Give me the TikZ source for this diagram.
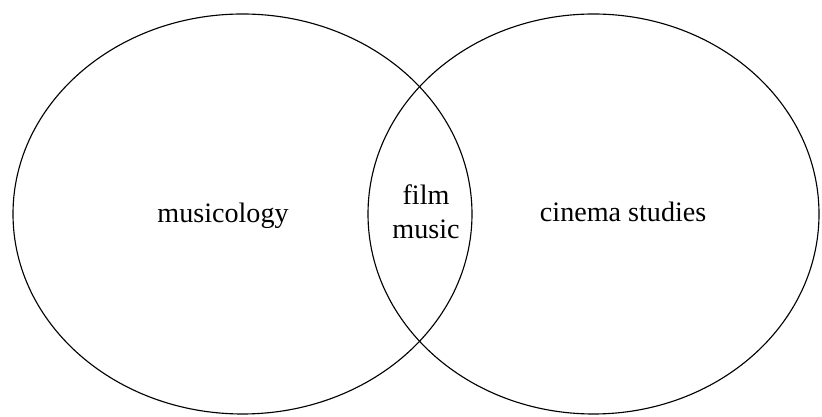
\documentclass[tikz,border=0pt]{standalone}
\usepackage{fontspec}
\setmainfont{Liberation Serif}
\usepackage{tikz}
\usetikzlibrary{positioning}

\begin{document}
\begin{tikzpicture}[scale=1]

		\useasboundingbox (0,0) rectangle (20.55,10.425);

		% Fields
		\draw[line width=0.8pt] (6.0625,5.075) ellipse (5.7375cm and 5cm);
		\draw[line width=0.8pt] (14.8375,5.075) ellipse (5.6375cm and 5cm);

		% Labels
		\node[anchor=base,font=\fontsize{20}{24}\selectfont] (musicology) at (5.575,4.85) {musicology};
		\node[anchor=base west,font=\fontsize{20}{24}\selectfont] (cinema) at (13.375,4.875) {cinema studies};

		% Overlap
		\node[anchor=base,font=\fontsize{20}{24}\selectfont] (film) at (10.65,5.3) {film};
		\node[anchor=base,font=\fontsize{20}{24}\selectfont] (music) at (10.65,4.45) {music};

	\end{tikzpicture}
\end{document}
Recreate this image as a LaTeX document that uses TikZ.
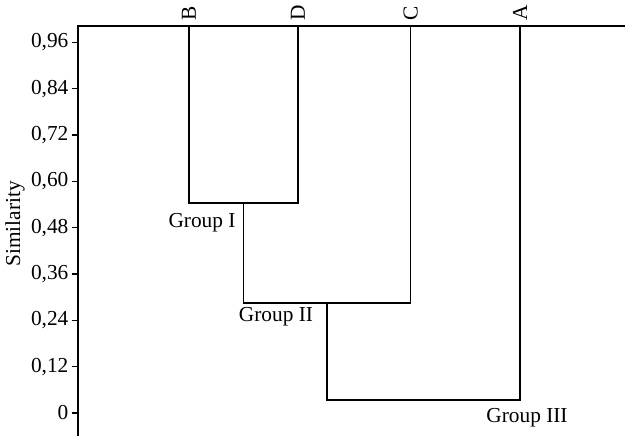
\documentclass[tikz,border=0pt]{standalone}
\usepackage{fontspec}
\setmainfont{Liberation Serif}
\begin{document}
\begin{tikzpicture}[x=0.75pt,y=-0.75pt,line width=0.9pt,
  lbl/.style={font=\fontsize{16}{19}\selectfont,inner sep=0pt},
  ticklbl/.style={lbl,anchor=east},
  leaf/.style={lbl,rotate=90,anchor=west},
  grouplbl/.style={lbl,anchor=center}]
\useasboundingbox (0,0) rectangle (625,436);
% axes
\coordinate (ybot) at (78,436);
\coordinate (ytop) at (78,26);
\coordinate (xend) at (625,26);
\draw (ybot) -- (ytop) -- (xend);
% similarity ticks and labels
\foreach \lab/\y [count=\i] in {{0}/413,{0,12}/366.7,{0,24}/320.3,{0,36}/274,{0,48}/227.7,{0,60}/181.3,{0,72}/135,{0,84}/88.7,{0,96}/42.3}{
  \node[ticklbl] (t\i) at (69,\y) {\lab};
  \draw (71.5,\y) -- (78,\y);
}
\node[lbl,rotate=90] (ylab) at (15,224) {Similarity};
% leaves
\coordinate (B) at (189,26);
\coordinate (D) at (298,26);
\coordinate (C) at (410.7,26);
\coordinate (A) at (520,26);
\node[leaf] (lB) at (189,21) {B};
\node[leaf] (lD) at (298,21) {D};
\node[leaf] (lC) at (410.7,21) {C};
\node[leaf] (lA) at (520,21) {A};
% merges
\coordinate (BD) at (243.5,203);
\coordinate (BDC) at (327,303);
\coordinate (root) at (423.5,400);
\draw (B) |- (BD) -| (D);
\draw (BD) |- (BDC) -| (C);
\draw (BDC) |- (root) -| (A);
% group labels
\node[grouplbl] (g1) at (202,223) {Group I};
\node[grouplbl] (g2) at (276,317) {Group II};
\node[grouplbl] (g3) at (527,418) {Group III};
\end{tikzpicture}
\end{document}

**REQUEST**
Restate the material word for word from its first line through the line containing "(0,0) rectangle (20.55,10.425);", both included; the pictures do not belong in it.

**THE ANSWER**
Give me the TikZ source for this diagram.
\documentclass[tikz,border=0pt]{standalone}
\usepackage{fontspec}
\setmainfont{Liberation Serif}
\usepackage{tikz}
\usetikzlibrary{positioning}

\begin{document}
\begin{tikzpicture}[scale=1]

		\useasboundingbox (0,0) rectangle (20.55,10.425);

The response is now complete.